● **Task instructions**: Set down all of the data that follows word for word, without the images.
* start Dataset extract *
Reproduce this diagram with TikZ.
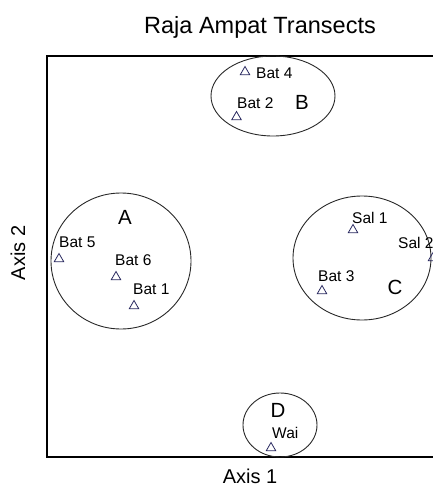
\documentclass[tikz,border=0pt]{standalone}
\usepackage{fontspec}
\setmainfont{Liberation Sans}
\usetikzlibrary{shapes.geometric}
\definecolor{tricol}{RGB}{40,40,95}
\definecolor{ellcol}{RGB}{40,40,40}
\tikzset{
  tri/.style={regular polygon, regular polygon sides=3, draw=tricol, line width=0.8pt, inner sep=0pt, minimum size=11pt},
  lab/.style={anchor=west, inner sep=0pt, font=\fontsize{15.5}{16}\selectfont},
  grp/.style={inner sep=0pt, font=\fontsize{20.5}{22}\selectfont},
  ell/.style={draw=ellcol, line width=0.9pt},
  frame/.style={line width=2pt, black},
  axl/.style={inner sep=0pt, font=\fontsize{20}{22}\selectfont},
}
\begin{document}
\begin{tikzpicture}[x=1pt,y=-1pt]
\useasboundingbox (0,0) rectangle (433,487);
\clip (0,0) rectangle (433,487);
\node[inner sep=0pt, font=\fontsize{23.5}{25}\selectfont] (title) at (260,27) {Raja Ampat Transects};
\draw[frame] (440,56) -- (47,56) -- (47,457) -- (440,457);
\node[axl] (ax1) at (250,476) {Axis 1};
\node[axl, rotate=90] (ax2) at (18,253) {Axis 2};
% ellipses
\draw[ell] (273,96) ellipse [x radius=62, y radius=40];
\draw[ell] (121,261) ellipse [x radius=70, y radius=68];
\draw[ell] (362,258) ellipse [x radius=69, y radius=62];
\draw[ell] (280,425) ellipse [x radius=37, y radius=32];
% group B
\node[tri] (t4) at (245,72) {};
\node[lab] (l4) at (256,73) {Bat 4};
\node[tri] (t2) at (236.5,117) {};
\node[lab] (l2) at (237,103) {Bat 2};
\node[grp] (B) at (302,102) {B};
% group A
\node[grp] (A) at (125,217) {A};
\node[lab] (l5) at (59,242) {Bat 5};
\node[tri] (t5) at (59,259) {};
\node[lab] (l6) at (115,260) {Bat 6};
\node[tri] (t6) at (116,277) {};
\node[lab] (l1) at (133,289) {Bat 1};
\node[tri] (t1) at (134,306) {};
% group C
\node[grp] (C) at (395,287) {C};
\node[lab] (s1) at (352,218) {Sal 1};
\node[tri] (ts1) at (353,230) {};
\node[lab] (s2) at (398,243) {Sal 2};
\node[tri] (ts2) at (433,258) {};
\node[lab] (l3) at (318,276) {Bat 3};
\node[tri] (t3) at (322,291) {};
% group D
\node[grp] (D) at (278,410) {D};
\node[lab] (lw) at (272,433) {Wai};
\node[tri] (tw) at (271,448) {};
\end{tikzpicture}
\end{document}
* end Dataset extract *
● **Answer**:
Reproduce this diagram with TikZ.
\documentclass[tikz,border=0pt]{standalone}
\usepackage{fontspec}
\setmainfont{Liberation Sans}
\usetikzlibrary{shapes.geometric}
\definecolor{tricol}{RGB}{40,40,95}
\definecolor{ellcol}{RGB}{40,40,40}
\tikzset{
  tri/.style={regular polygon, regular polygon sides=3, draw=tricol, line width=0.8pt, inner sep=0pt, minimum size=11pt},
  lab/.style={anchor=west, inner sep=0pt, font=\fontsize{15.5}{16}\selectfont},
  grp/.style={inner sep=0pt, font=\fontsize{20.5}{22}\selectfont},
  ell/.style={draw=ellcol, line width=0.9pt},
  frame/.style={line width=2pt, black},
  axl/.style={inner sep=0pt, font=\fontsize{20}{22}\selectfont},
}
\begin{document}
\begin{tikzpicture}[x=1pt,y=-1pt]
\useasboundingbox (0,0) rectangle (433,487);
\clip (0,0) rectangle (433,487);
\node[inner sep=0pt, font=\fontsize{23.5}{25}\selectfont] (title) at (260,27) {Raja Ampat Transects};
\draw[frame] (440,56) -- (47,56) -- (47,457) -- (440,457);
\node[axl] (ax1) at (250,476) {Axis 1};
\node[axl, rotate=90] (ax2) at (18,253) {Axis 2};
% ellipses
\draw[ell] (273,96) ellipse [x radius=62, y radius=40];
\draw[ell] (121,261) ellipse [x radius=70, y radius=68];
\draw[ell] (362,258) ellipse [x radius=69, y radius=62];
\draw[ell] (280,425) ellipse [x radius=37, y radius=32];
% group B
\node[tri] (t4) at (245,72) {};
\node[lab] (l4) at (256,73) {Bat 4};
\node[tri] (t2) at (236.5,117) {};
\node[lab] (l2) at (237,103) {Bat 2};
\node[grp] (B) at (302,102) {B};
% group A
\node[grp] (A) at (125,217) {A};
\node[lab] (l5) at (59,242) {Bat 5};
\node[tri] (t5) at (59,259) {};
\node[lab] (l6) at (115,260) {Bat 6};
\node[tri] (t6) at (116,277) {};
\node[lab] (l1) at (133,289) {Bat 1};
\node[tri] (t1) at (134,306) {};
% group C
\node[grp] (C) at (395,287) {C};
\node[lab] (s1) at (352,218) {Sal 1};
\node[tri] (ts1) at (353,230) {};
\node[lab] (s2) at (398,243) {Sal 2};
\node[tri] (ts2) at (433,258) {};
\node[lab] (l3) at (318,276) {Bat 3};
\node[tri] (t3) at (322,291) {};
% group D
\node[grp] (D) at (278,410) {D};
\node[lab] (lw) at (272,433) {Wai};
\node[tri] (tw) at (271,448) {};
\end{tikzpicture}
\end{document}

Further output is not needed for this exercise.